28. An error of law is made out because the Decision does not perform the vital function of adequately explaining to the appellant why she is found to have been dishonest. The error is material because it has a bearing on the proportionality assessment for the appellant’s Article 8 claim outside the Rules. It could also be material for another reason, which was the subject of discussion at the hearing before me. Whereas the implication of the reasons for refusal is that the suitability issue was only raised for the first time in the refusal decision of 2021, the Judge found that the appellant’s student visa had been revoked because of the same allegation of cheating. If this is true, then an ultimately successful repudiation of the cheating allegation might enable the appellant to argue that, but for the false allegation of cheating, she would have been granted further leave to remain, and that she should be put back in the same position she would have been if her student visa had not been revoked or refused.

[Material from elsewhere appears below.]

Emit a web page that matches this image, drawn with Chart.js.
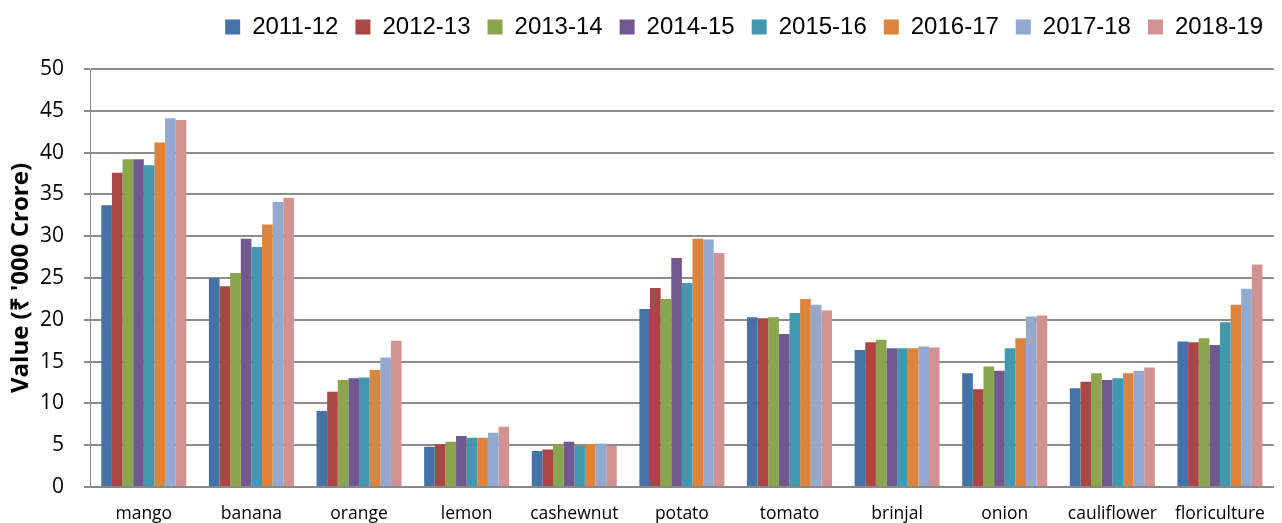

29. I do not consider that Ground 3 is made out, but this is immaterial as the making out of Ground 1 is sufficient to justify the Decision being set aside in its entirety and being remitted to the First-tier Tribunal for a fresh hearing.
30. The First-tier Tribunal did not make an anonymity direction, and nor do 1.

Notice of Decision
The Decision of the First-tier Tribunal involved the making of a material error of law, and so the Appellants’ appeal is allowed. The Decision of the First-tier Tribunal is set aside in its entirety, with none of the findings of fact being preserved.

The appeal shall be remitted to the First-tier Tribunal at Taylor House for a de novo hearing before any Judge apart from Judge Hanbury.